What the hell would a small town
in the central part of México have to offer spring breakers, you might
ask? The holy trinity of a proper mexican pachanga: booze, babes, and banda.
For generations, Orange County's Mexican and Mexican-American population from Jerez would take their daring
friends on a pilgrimage to the motherland during Easter weekend and
the week that follows for a fiesta comparable to Mardi Gras. If the Creole know how to party their way into Lent, jerezanos
equally know how to party their way out of it. Tradition in Jerez has
been that, on Holy Saturday, a crowd of up to 50,000 cast away their
40-day penance and make up for lost time by engaging in a whole lot of desmadre: dueling bands on stages lining each corner for a mile-long stretch, charros on horseback trotting amongst the crowds in search of the day's romantic conquest, and cerveza. Lots of beer. Massive amounts of beer.

Tragically, given the current environment that has afflicted México–and
the U.S. State Department's warnings not to travel south of the
border–these past couple of years the crowds have significantly
diminished and the fiestas have just not been the same. This Saturday, the party will go on, but after the sound of the tambora fades into the night and the dust of the jaripeo
settles, many questions will remain. We have seen Mother Nature strike
and interrupt the party, as was the case in New Orleans after Hurricane
Katrina, but the people rallied to keep their culture alive and the pachanga
going; how about when the disaster is a social one, and man-made, as is
the current state of affairs in México? Will the people confront
themselves and rally to keep their own culture alive? Will it evolve?

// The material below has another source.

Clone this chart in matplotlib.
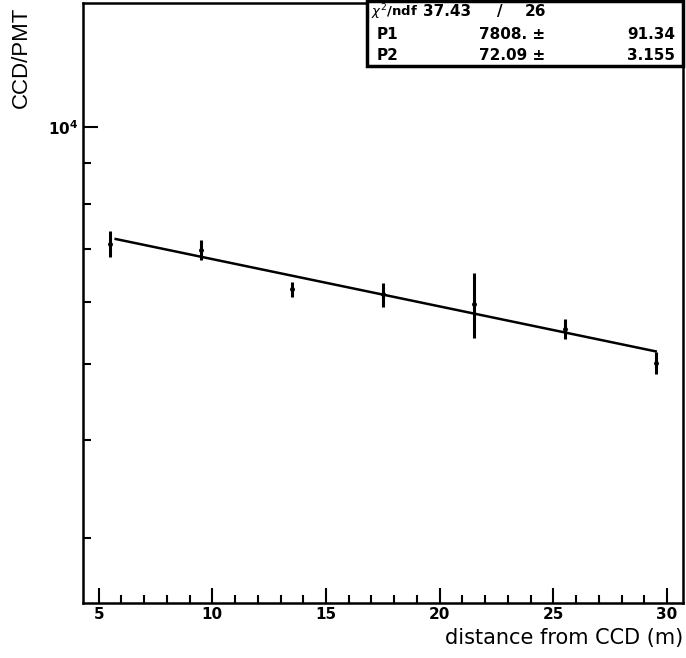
import numpy as np
from matplotlib import pyplot as plt
from matplotlib import ticker
from matplotlib.patches import Rectangle

# CCD/PMT ratio vs distance from the CCD
dist = [5.5, 9.5, 13.5, 17.5, 21.5, 25.5, 29.5]
ratio = [7100, 6990, 6220, 6130, 5960, 5540, 5010]
ratio_err = [270, 205, 130, 215, 565, 170, 160]

# exponential fit  p1 * exp(-x / p2)
chi2, ndf = 37.43, 26
p1, p1_err = 7808., 91.34
p2, p2_err = 72.09, 3.155
fit_range = (5.75, 29.5)

fig = plt.figure(figsize=(6.86, 6.58), dpi=100, facecolor='white')
ax = fig.add_axes([0.1206, 0.0836, 0.875, 0.9118])

ax.errorbar(dist, ratio, yerr=ratio_err, fmt='o', color='black',
            markersize=2.5, elinewidth=2.2, capsize=0, zorder=3)

xf = np.linspace(fit_range[0], fit_range[1], 200)
ax.plot(xf, p1 * np.exp(-xf / p2), color='black', lw=1.8)

ax.set_yscale('log')
ax.set_xlim(4.3, 30.7)
ax.set_ylim(2480, 14400)

ax.xaxis.set_major_locator(ticker.MultipleLocator(5))
ax.xaxis.set_minor_locator(ticker.MultipleLocator(1))
ax.yaxis.set_major_locator(ticker.FixedLocator([1e4]))
ax.yaxis.set_major_formatter(ticker.FixedFormatter([r'$\mathbf{10^4}$']))
ax.yaxis.set_minor_locator(ticker.FixedLocator([3000, 4000, 5000, 6000, 7000, 8000, 9000]))
ax.yaxis.set_minor_formatter(ticker.NullFormatter())

ax.tick_params(which='both', direction='in', top=False, right=False, width=1.5)
ax.tick_params(which='major', length=11, labelsize=11)
ax.tick_params(which='minor', length=6)
ax.tick_params(axis='x', pad=3)
for lab in ax.get_xticklabels():
    lab.set_fontweight('bold')
for sp in ax.spines.values():
    sp.set_linewidth(1.8)

ax.set_xlabel('distance from CCD (m)', fontsize=15, family='DejaVu Sans', loc='right', labelpad=4)
fig.text(21 / 686, 1 - 7 / 658, 'CCD/PMT', fontsize=16, family='Liberation Sans',
         rotation=90, ha='center', va='top')

# stats box
fig.patches.append(Rectangle((0.535, 0.8997), 0.4606, 0.0995, transform=fig.transFigure,
                             facecolor='white', edgecolor='black', lw=2.5, zorder=5))
kw = dict(fontsize=11, fontweight='bold', va='center', zorder=6)
rows = [0.9818, 0.9483, 0.9164]
fig.text(0.5410, rows[0], r'$\chi^2$/ndf', fontsize=9.5, fontweight='bold', va='center', zorder=6)
fig.text(0.6166, rows[0], f'{chi2:.2f}', **kw)
fig.text(0.729, rows[0], '/', ha='center', **kw)
fig.text(0.797, rows[0], f'{ndf}', ha='right', **kw)
fig.text(0.5496, rows[1], 'P1', **kw)
fig.text(0.7945, rows[1], f'{p1:.0f}. ±', ha='right', **kw)
fig.text(0.984, rows[1], f'{p1_err:.2f}', ha='right', **kw)
fig.text(0.5496, rows[2], 'P2', **kw)
fig.text(0.7945, rows[2], f'{p2:.2f} ±', ha='right', **kw)
fig.text(0.984, rows[2], f'{p2_err:.3f}', ha='right', **kw)

fig.savefig('out.png', dpi=100)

Migrate? Or simply die? Perhaps the answer to these won't be known for
some time, but one thing is for sure: the terrain has changed and the
success of this weekend's events–on both sides of the border–will
direct a new path.

Sábado de Gloria 2013-
Fiesta Zacatecana en USA will take place on 3/30/13 at the Pico Rivera
Sports Arena 12 noon. Tickets available at their box office, Ticket
Master or El Toro in Santa Ana.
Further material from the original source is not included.